SOURCE DATA:

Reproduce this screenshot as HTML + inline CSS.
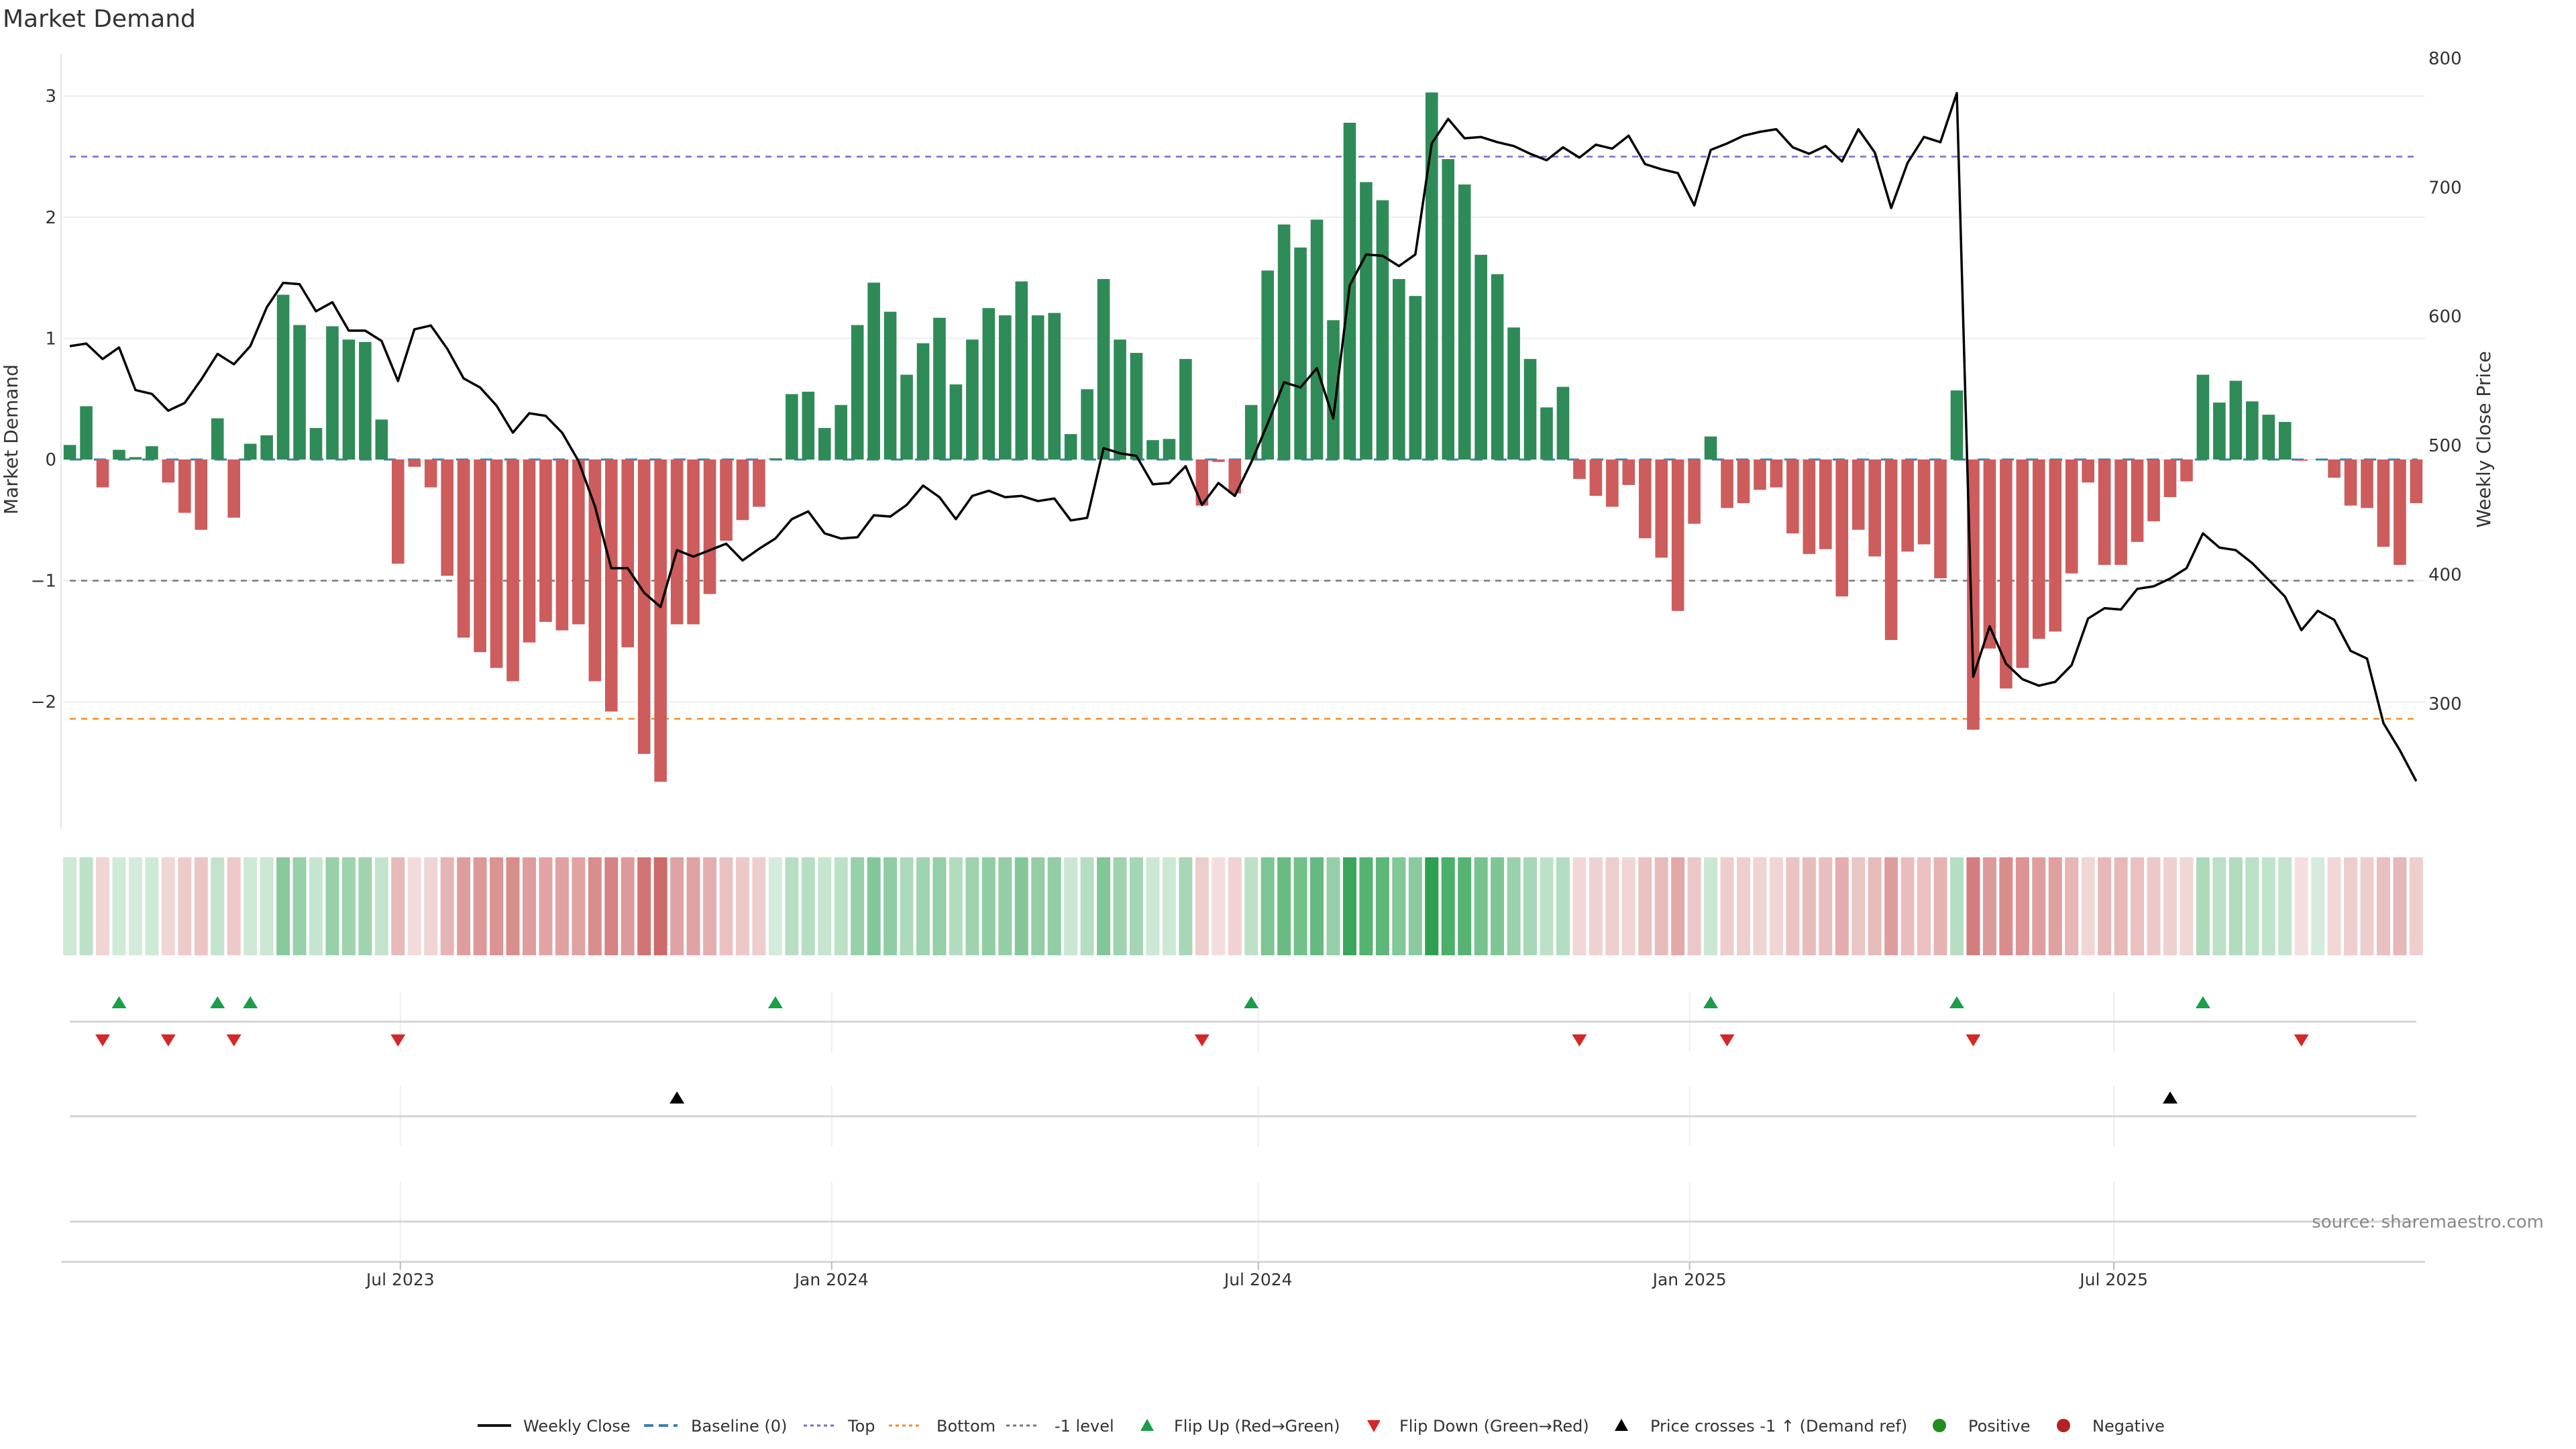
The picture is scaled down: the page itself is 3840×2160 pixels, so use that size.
<!DOCTYPE html>
<html><head><meta charset="utf-8"><title>Market Demand</title>
<style>
html,body{margin:0;padding:0;background:#fff;}
svg{display:block;font-family:"DejaVu Sans","Liberation Sans",sans-serif;}
</style></head>
<body>
<svg id="chart" xmlns="http://www.w3.org/2000/svg" width="3840" height="2160" viewBox="0 0 3840 2160">
<rect x="0" y="0" width="3840" height="2160" fill="#fff"/>
<text x="4" y="40" font-size="36" fill="#333">Market Demand</text>
<g id="grid"></g><g id="refs"></g><g id="bars"></g><g id="line"></g><g id="heat"></g><g id="panels"></g><g id="axes"></g>
<text transform="translate(26,655) rotate(-90)" text-anchor="middle" font-size="28" fill="#333">Market Demand</text>
<text transform="translate(3712,655) rotate(-90)" text-anchor="middle" font-size="28" fill="#333">Weekly Close Price</text>
<text x="3792" y="1830" text-anchor="end" font-size="26" fill="#888">source: sharemaestro.com</text>
<g id="legend" font-size="24" fill="#333">
 <g><line x1="712" y1="2125" x2="762" y2="2125" stroke="#111" stroke-width="4"/><text x="780" y="2134">Weekly Close</text></g>
 <g><line x1="960" y1="2125" x2="1010" y2="2125" stroke="#3a7fb0" stroke-width="4" stroke-dasharray="14,8"/><text x="1030" y="2134">Baseline (0)</text></g>
 <g><line x1="1198" y1="2125" x2="1248" y2="2125" stroke="#7b68cc" stroke-width="3" stroke-dasharray="5,5"/><text x="1264" y="2134">Top</text></g>
 <g><line x1="1325" y1="2125" x2="1375" y2="2125" stroke="#f28c28" stroke-width="3" stroke-dasharray="5,5"/><text x="1396" y="2134">Bottom</text></g>
 <g><line x1="1500" y1="2125" x2="1550" y2="2125" stroke="#777" stroke-width="3" stroke-dasharray="5,5"/><text x="1572" y="2134">-1 level</text></g>
 <g><path d="M1700,2133 L1720,2133 L1710,2115 Z" fill="#1a9e4a"/><text x="1750" y="2134">Flip Up (Red→Green)</text></g>
 <g><path d="M2038,2117 L2058,2117 L2048,2135 Z" fill="#d62728"/><text x="2086" y="2134">Flip Down (Green→Red)</text></g>
 <g><path d="M2407,2133 L2427,2133 L2417,2115 Z" fill="#000"/><text x="2460" y="2134">Price crosses -1 ↑ (Demand ref)</text></g>
 <g><circle cx="2891" cy="2125" r="10" fill="#228b22"/><text x="2934" y="2134">Positive</text></g>
 <g><circle cx="3076" cy="2125" r="10" fill="#b22222"/><text x="3119" y="2134">Negative</text></g>
</g>
</svg>
<script>
const demand = [0.12,0.44,-0.23,0.08,0.02,0.11,-0.19,-0.44,-0.58,0.34,-0.48,0.13,0.20,1.36,1.11,0.26,1.10,0.99,0.97,0.33,
-0.86,-0.06,-0.23,-0.96,-1.47,-1.59,-1.72,-1.83,-1.51,-1.34,-1.41,-1.36,-1.83,-2.08,-1.55,-2.43,-2.66,-1.36,-1.36,-1.11,
-0.67,-0.50,-0.39,0.01,0.54,0.56,0.26,0.45,1.11,1.46,1.22,0.70,0.96,1.17,0.62,0.99,1.25,1.19,1.47,1.19,
1.21,0.21,0.58,1.49,0.99,0.88,0.16,0.17,0.83,-0.38,-0.02,-0.28,0.45,1.56,1.94,1.75,1.98,1.15,2.78,2.29,
2.14,1.49,1.35,3.03,2.48,2.27,1.69,1.53,1.09,0.83,0.43,0.60,-0.16,-0.30,-0.39,-0.21,-0.65,-0.81,-1.25,-0.53,
0.19,-0.40,-0.36,-0.25,-0.23,-0.61,-0.78,-0.74,-1.13,-0.58,-0.80,-1.49,-0.76,-0.70,-0.98,0.57,-2.23,-1.56,-1.89,-1.72,
-1.48,-1.42,-0.94,-0.19,-0.87,-0.87,-0.68,-0.51,-0.31,-0.18,0.70,0.47,0.65,0.48,0.37,0.31,-0.01,0.00,-0.15,-0.38,
-0.40,-0.72,-0.87,-0.36];
const price = [577,579,567,576,543,540,527,533,551,571,563,577,607,626,625,604,611,589,589,581,
550,590,593,575,552,545,531,510,525,523,510,488,453,405,405,386,375,419,414,419,
424,411,420,428,443,449,432,428,429,446,445,454,469,460,443,461,465,460,461,457,
459,442,444,498,494,492,470,471,484,454,471,461,487,517,549,545,560,521,624,648,
647,639,648,734,753,738,739,735,732,726,721,731,723,733,730,740,718,714,711,686,
729,734,740,743,745,731,726,732,720,745,727,684,719,739,735,773,321,360,331,319,
314,317,330,366,374,373,389,391,397,405,432,421,419,409,396,383,357,372,365,341,
335,285,264,240];
const flipUp = [3,9,11,43,72,100,115,130];
const flipDown = [2,6,10,20,69,92,101,116,136];
const priceCross = [37,128];
const leftTicks = [3,2,1,0,-1,-2];
const rightTicks = [800,700,600,500,400,300];
const refTop = 2.5, refBottom = -2.14, refMinus1 = -1;
const xTickLabels = ["Jul 2023","Jan 2024","Jul 2024","Jan 2025","Jul 2025"];
const xTickDates = ["2023-07-01","2024-01-01","2024-07-01","2025-01-01","2025-07-01"];
const startDate = "2023-02-10";

const NS="http://www.w3.org/2000/svg";
const X0=104.1, STEP=24.46, PL=94, PR=3615;
function xi(i){return X0+STEP*i;}
function xd(d){return X0+STEP*((new Date(d)-new Date(startDate))/86400000/7);}
function yL(v){return 685-v*180.6;}
function yR(p){return 86.8+(800-p)*1.9246;}
function mk(tag,attrs,parent){const e=document.createElementNS(NS,tag);for(const k in attrs)e.setAttribute(k,attrs[k]);document.getElementById(parent).appendChild(e);return e;}

leftTicks.forEach(v=>{
  const g=mk('line',{x1:PL,x2:PR,y1:yL(v),y2:yL(v),stroke:'#eceef3','stroke-width':2},'grid');
  
  
  const t=mk('text',{x:84,y:yL(v)+9,'text-anchor':'end','font-size':26,fill:'#333'},'axes');
  t.textContent=(v<0?'−'+(-v):String(v));
  
  
});
rightTicks.forEach(p=>{
  const t=mk('text',{x:3620,y:yR(p)+9,'font-size':26,fill:'#333'},'axes');
  t.textContent=String(p);
  
  
});
const ax=mk('line',{x1:91,x2:91,y1:80,y2:1235,stroke:'#e4e4e4','stroke-width':2},'axes');



[[refTop,'#7b68cc','ref-top'],[refBottom,'#f28c28','ref-bottom'],[refMinus1,'#777','ref-minus1']].forEach(r=>{
  const l=mk('line',{x1:104,x2:3604,y1:yL(r[0]),y2:yL(r[0]),stroke:r[1],'stroke-width':2.5,'stroke-dasharray':'9,8'},'refs');
  
  
});
const bl=mk('line',{x1:104,x2:3604,y1:yL(0),y2:yL(0),stroke:'#3a7fb0','stroke-width':3,'stroke-dasharray':'18,18'},'refs');



demand.forEach((v,i)=>{
  const y0=yL(0), y1=yL(v);
  const b=mk('rect',{x:xi(i)-9.3,width:18.6,y:Math.min(y0,y1),height:Math.abs(y1-y0),fill:v>=0?'#2e8b57':'#cd5c5c'},'bars');
  
  
});

const pl=mk('polyline',{points:price.map((p,i)=>xi(i)+','+yR(p)).join(' '),fill:'none',stroke:'#000','stroke-width':3.5,'stroke-linejoin':'round'},'line');



const maxAbs=Math.max(...demand.map(Math.abs));
demand.forEach((v,i)=>{
  const a=0.2+0.8*Math.abs(v)/maxAbs;
  const base=v>=0?[44,160,80]:[200,90,90];
  const c=base.map(ch=>Math.round(255-a*(255-ch)));
  const r=mk('rect',{x:xi(i)-10,width:20,y:1278,height:146,fill:'rgb('+c.join(',')+')'},'heat');
  
  
});

[[1479,1568],[1619,1709],[1762,1878]].forEach(rg=>{
  xTickDates.forEach(d=>{
    const g=mk('line',{x1:xd(d),x2:xd(d),y1:rg[0],y2:rg[1],stroke:'#eeeeee','stroke-width':2},'panels');
    
    
  });
});
[1523,1664,1821].forEach(y=>{
  const l=mk('line',{x1:104,x2:3602,y1:y,y2:y,stroke:'#d4d4d4','stroke-width':3},'panels');
  
  
});
const xa=mk('line',{x1:91,x2:3615,y1:1881,y2:1881,stroke:'#d4d4d4','stroke-width':3},'panels');


xTickLabels.forEach((lab,k)=>{
  const x=xd(xTickDates[k]);
  const tk=mk('line',{x1:x,x2:x,y1:1881,y2:1893,stroke:'#bbb','stroke-width':2},'axes');
  
  
  const t=mk('text',{x:x,y:1916,'text-anchor':'middle','font-size':25,fill:'#333'},'axes');
  t.textContent=lab;
  
  
});
function tri(x,y,up,color,name){
  const d=up?`M${x-11},${y+9} L${x+11},${y+9} L${x},${y-9} Z`:`M${x-11},${y-9} L${x+11},${y-9} L${x},${y+9} Z`;
  const p=mk('path',{d:d,fill:color},'panels');
  
  
}
flipUp.forEach(i=>tri(xi(i),1494,true,'#1a9e4a','flip-up-marker'));
flipDown.forEach(i=>tri(xi(i),1551,false,'#d62728','flip-down-marker'));
priceCross.forEach(i=>tri(xi(i),1636,true,'#000','price-cross-marker'));
</script>
</body></html>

WORK TO COMPLETE: Pick out every line above that contains the word "size" and copy it.

WORKED SOLUTION:
The picture is scaled down: the page itself is 3840×2160 pixels, so use that size.
<text x="4" y="40" font-size="36" fill="#333">Market Demand</text>
<text transform="translate(26,655) rotate(-90)" text-anchor="middle" font-size="28" fill="#333">Market Demand</text>
<text transform="translate(3712,655) rotate(-90)" text-anchor="middle" font-size="28" fill="#333">Weekly Close Price</text>
<text x="3792" y="1830" text-anchor="end" font-size="26" fill="#888">source: sharemaestro.com</text>
<g id="legend" font-size="24" fill="#333">
  const t=mk('text',{x:84,y:yL(v)+9,'text-anchor':'end','font-size':26,fill:'#333'},'axes');
  const t=mk('text',{x:3620,y:yR(p)+9,'font-size':26,fill:'#333'},'axes');
  const t=mk('text',{x:x,y:1916,'text-anchor':'middle','font-size':25,fill:'#333'},'axes');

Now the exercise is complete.